Why buy your vegetables from a CSA? There are so many reason and here are some that I feel strongly about, in no particular order.

  • the food is grown locally which means it is fresher when I get it and doesn't need to be trucked across the country creating all the pollution that comes with the transportation.
  • we are supporting local farmers.
  • organic vegetables. While not all CSA farms are not certified organic the ones we are using are.
  • as I stated above, we can all get a great appreciation and respect for the food we eat and the people who grow it. 
 
And the cherry on top is that the farm stand is near a river where I can take the kids swimming and have picnic lunches on lazy summer afternoons...which on a snowy Tuesday in March I am really looking forward to.

So, this is what I have been spending my time doing while Mother Nature throws one last bit of winter our way. I have been cozy on the couch by the wood stove dreaming of children running barefoot through the grass and swimming in warm summer rivers and the fresh foods I can prepare for us all summer long.

Thursday, March 17, 2011

Mud, Glorious Mud

Spring is slowly but surely arriving here in Maine. Mud season is upon us. Today's sun and warm temperatures were reason enough to get out and go for a walk with Kate and Maggie.

While we puttered along down the road I remembered to breathe deep - to exhale some of the cobwebs from my lungs and to inhale some of the cool, clear air. After months of being cooped up inside it felt so good to be out.

There is still plenty of snow to be had and we have weeks of melting left before we find grass and forest floor but the promise of it is all around.
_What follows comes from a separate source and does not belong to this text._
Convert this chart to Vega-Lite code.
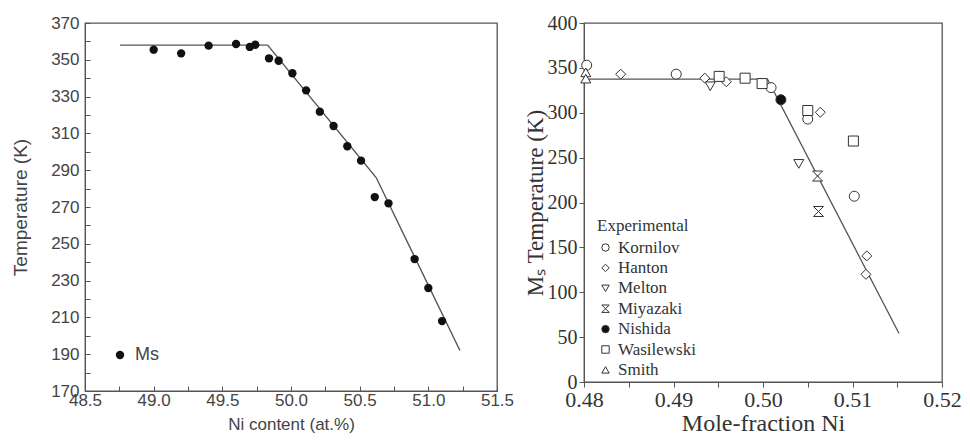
{
  "$schema": "https://vega.github.io/schema/vega-lite/v6.json",
  "background": "white",
  "padding": {"left": 10, "top": 12, "right": 5, "bottom": 5},
  "spacing": 8,
  "config": {"view": {"stroke": "#555", "strokeWidth": 1.3}},
  "resolve": {
    "scale": {"color": "independent", "shape": "independent"},
    "legend": {"color": "independent", "shape": "independent"}
  },
  "datasets": {
    "ms_points": [
      {"label": "Ms", "ni": 49.0, "t": 355.5},
      {"label": "Ms", "ni": 49.2, "t": 353.5},
      {"label": "Ms", "ni": 49.4, "t": 357.7},
      {"label": "Ms", "ni": 49.6, "t": 358.6},
      {"label": "Ms", "ni": 49.7, "t": 357.0},
      {"label": "Ms", "ni": 49.74, "t": 358.2},
      {"label": "Ms", "ni": 49.84, "t": 350.8},
      {"label": "Ms", "ni": 49.91, "t": 349.5},
      {"label": "Ms", "ni": 50.01, "t": 342.7},
      {"label": "Ms", "ni": 50.11, "t": 333.4},
      {"label": "Ms", "ni": 50.21, "t": 321.8},
      {"label": "Ms", "ni": 50.31, "t": 314.0},
      {"label": "Ms", "ni": 50.41, "t": 303.0},
      {"label": "Ms", "ni": 50.51, "t": 295.2},
      {"label": "Ms", "ni": 50.61, "t": 275.4},
      {"label": "Ms", "ni": 50.71, "t": 272.0},
      {"label": "Ms", "ni": 50.9, "t": 241.7},
      {"label": "Ms", "ni": 51.0, "t": 226.0},
      {"label": "Ms", "ni": 51.1, "t": 208.0}
    ],
    "ms_line": [
      {"i": 0, "ni": 48.755, "t": 358},
      {"i": 1, "ni": 49.83, "t": 358},
      {"i": 2, "ni": 50.62, "t": 286},
      {"i": 3, "ni": 51.23, "t": 192}
    ],
    "mf_line": [
      {"i": 0, "x": 0.48, "t": 337.5},
      {"i": 1, "x": 0.5005, "t": 337.5},
      {"i": 2, "x": 0.5152, "t": 54}
    ],
    "mf_points": [
      {"author": "Kornilov", "x": 0.4803, "t": 353},
      {"author": "Kornilov", "x": 0.4903, "t": 343},
      {"author": "Kornilov", "x": 0.5009, "t": 328},
      {"author": "Kornilov", "x": 0.505, "t": 293},
      {"author": "Kornilov", "x": 0.5102, "t": 207},
      {"author": "Hanton", "x": 0.4841, "t": 343},
      {"author": "Hanton", "x": 0.4935, "t": 338.5},
      {"author": "Hanton", "x": 0.4959, "t": 334.5},
      {"author": "Hanton", "x": 0.5064, "t": 300.5},
      {"author": "Hanton", "x": 0.5116, "t": 140.5},
      {"author": "Hanton", "x": 0.5115, "t": 120},
      {"author": "Melton", "x": 0.4941, "t": 329.5},
      {"author": "Melton", "x": 0.504, "t": 243},
      {"author": "Miyazaki", "x": 0.5061, "t": 229.5},
      {"author": "Miyazaki", "x": 0.5062, "t": 190},
      {"author": "Nishida", "x": 0.502, "t": 314.5},
      {"author": "Wasilewski", "x": 0.4951, "t": 340.5},
      {"author": "Wasilewski", "x": 0.498, "t": 338.5},
      {"author": "Wasilewski", "x": 0.4999, "t": 332.5},
      {"author": "Wasilewski", "x": 0.505, "t": 302.5},
      {"author": "Wasilewski", "x": 0.5101, "t": 268.5},
      {"author": "Smith", "x": 0.4802, "t": 345},
      {"author": "Smith", "x": 0.4802, "t": 338}
    ]
  },
  "hconcat": [
    {
      "width": 412,
      "height": 368,
      "layer": [
        {
          "data": {"name": "ms_line"},
          "mark": {"type": "line", "color": "#555", "strokeWidth": 1.4},
          "encoding": {
            "x": {"field": "ni", "type": "quantitative", "scale": {"domain": [48.5, 51.5], "nice": false, "zero": false},
              "axis": {"title": "Ni content (at.%)", "values": [48.5, 48.75, 49.0, 49.25, 49.5, 49.75, 50.0, 50.25, 50.5, 50.75, 51.0, 51.25, 51.5], "tickCount": 100,
                "labelExpr": "abs(datum.value*2 - round(datum.value*2)) < 0.01 ? format(datum.value, '.1f') : ''",
                "tickSize": -5, "tickColor": "#555", "domainColor": "#555", "grid": false,
                "labelFont": "Liberation Sans", "labelFontSize": 17, "labelColor": "#444", "labelPadding": 6, "labelFlush": false, "labelOverlap": false,
                "titleFont": "Liberation Sans", "titleFontSize": 17, "titleFontWeight": "normal", "titleColor": "#444", "titlePadding": 8}},
            "y": {"field": "t", "type": "quantitative", "scale": {"domain": [170, 370], "nice": false, "zero": false},
              "axis": {"title": "Temperature (K)", "values": [170, 180, 190, 200, 210, 220, 230, 240, 250, 260, 270, 280, 290, 300, 310, 320, 330, 340, 350, 360, 370], "tickCount": 100,
                "labelExpr": "datum.value % 20 == 10 ? datum.label : ''",
                "tickSize": -5, "tickColor": "#555", "domainColor": "#555", "grid": false,
                "labelFont": "Liberation Sans", "labelFontSize": 17, "labelColor": "#444", "labelPadding": 11, "labelFlush": false, "labelOverlap": false,
                "titleFont": "Liberation Sans", "titleFontSize": 19, "titleFontWeight": "normal", "titleColor": "#444", "titlePadding": 20}},
            "order": {"field": "i", "type": "quantitative"}
          }
        },
        {
          "data": {"name": "ms_points"},
          "mark": {"type": "point", "filled": true, "size": 70, "opacity": 1},
          "encoding": {
            "x": {"field": "ni", "type": "quantitative"},
            "y": {"field": "t", "type": "quantitative"},
            "color": {"field": "label", "type": "nominal", "scale": {"range": ["#111"]},
              "legend": {"title": null, "orient": "none", "legendX": 26, "legendY": 323, "labelFont": "Liberation Sans", "labelFontSize": 18, "labelColor": "#444", "symbolSize": 70, "symbolType": "circle", "labelOffset": 6}}
          }
        }
      ]
    },
    {
      "width": 358,
      "height": 359,
      "layer": [
        {
          "data": {"name": "mf_line"},
          "mark": {"type": "line", "color": "#555", "strokeWidth": 1.3},
          "encoding": {
            "x": {"field": "x", "type": "quantitative", "scale": {"domain": [0.48, 0.52], "nice": false, "zero": false},
              "axis": {"title": "Mole-fraction Ni", "values": [0.48, 0.485, 0.49, 0.495, 0.5, 0.505, 0.51, 0.515, 0.52], "tickCount": 100,
                "labelExpr": "abs(datum.value*100 - round(datum.value*100)) < 0.001 ? format(datum.value, '.2f') : ''",
                "tickSize": 5, "tickColor": "#555", "domainColor": "#555", "grid": false,
                "labelFont": "Liberation Serif", "labelFontSize": 22, "labelColor": "#333", "labelPadding": 2, "labelFlush": false, "labelOverlap": false,
                "titleFont": "Liberation Serif", "titleFontSize": 24, "titleFontWeight": "normal", "titleColor": "#333", "titlePadding": 1}},
            "y": {"field": "t", "type": "quantitative", "scale": {"domain": [0, 400], "nice": false, "zero": false},
              "axis": {"title": "Mₛ Temperature (K)", "values": [0, 50, 100, 150, 200, 250, 300, 350, 400], "tickCount": 100,
                "tickSize": 5, "tickColor": "#555", "domainColor": "#555", "grid": false,
                "labelFont": "Liberation Serif", "labelFontSize": 20, "labelColor": "#333", "labelPadding": 2, "labelFlush": false, "labelOverlap": false,
                "titleFont": "Liberation Serif", "titleFontSize": 23, "titleFontWeight": "normal", "titleColor": "#333", "titlePadding": 0}},
            "order": {"field": "i", "type": "quantitative"}
          }
        },
        {
          "data": {"name": "mf_points"},
          "mark": {"type": "point", "filled": true, "size": 100, "opacity": 1, "stroke": "#333", "strokeWidth": 1},
          "encoding": {
            "x": {"field": "x", "type": "quantitative"},
            "y": {"field": "t", "type": "quantitative"},
            "shape": {"field": "author", "type": "nominal", "title": "Experimental",
              "scale": {"domain": ["Kornilov", "Hanton", "Melton", "Miyazaki", "Nishida", "Wasilewski", "Smith"],
                "range": ["circle", "diamond", "triangle-down", "M-1,-1L1,-1L-1,1L1,1Z", "circle", "square", "triangle-up"]},
              "legend": {"title": "Experimental", "orient": "none", "legendX": 13, "legendY": 195,
                "titleFont": "Liberation Serif", "titleFontSize": 17, "titleFontWeight": "normal", "titleColor": "#333", "titlePadding": 4,
                "labelFont": "Liberation Serif", "labelFontSize": 17, "labelColor": "#333", "rowPadding": 2.4,
                "symbolSize": 55, "symbolStrokeColor": "#333", "symbolStrokeWidth": 1,
                "encode": {"symbols": {"update": {"stroke": {"value": "#333"}, "strokeWidth": {"value": 1}}}}}},
            "color": {"field": "author", "type": "nominal", "title": "Experimental",
              "scale": {"domain": ["Kornilov", "Hanton", "Melton", "Miyazaki", "Nishida", "Wasilewski", "Smith"],
                "range": ["white", "white", "white", "white", "#111", "white", "white"]},
              "legend": {"title": "Experimental", "orient": "none", "legendX": 13, "legendY": 195,
                "titleFont": "Liberation Serif", "titleFontSize": 17, "titleFontWeight": "normal", "titleColor": "#333", "titlePadding": 4,
                "labelFont": "Liberation Serif", "labelFontSize": 17, "labelColor": "#333", "rowPadding": 2.4,
                "symbolSize": 55, "symbolStrokeColor": "#333", "symbolStrokeWidth": 1,
                "encode": {"symbols": {"update": {"stroke": {"value": "#333"}, "strokeWidth": {"value": 1}}}}}}
          }
        }
      ]
    }
  ]
}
Before we know it the peepers will be serenading us from the vernal pools.


Kate especially liked the puddles. Of course she did. What else is better to a 2 year old? Fresh air, sunshine and kids = the perfect combination. Free to explore. No schedule to follow. Simply time to enjoy being two.


Then it was home for grilled cheese and cocoa before stories and nap. It's not a bad life. Not one bit.
Today we read Mud by Mary Lyn Rae before naptime as one of our choices.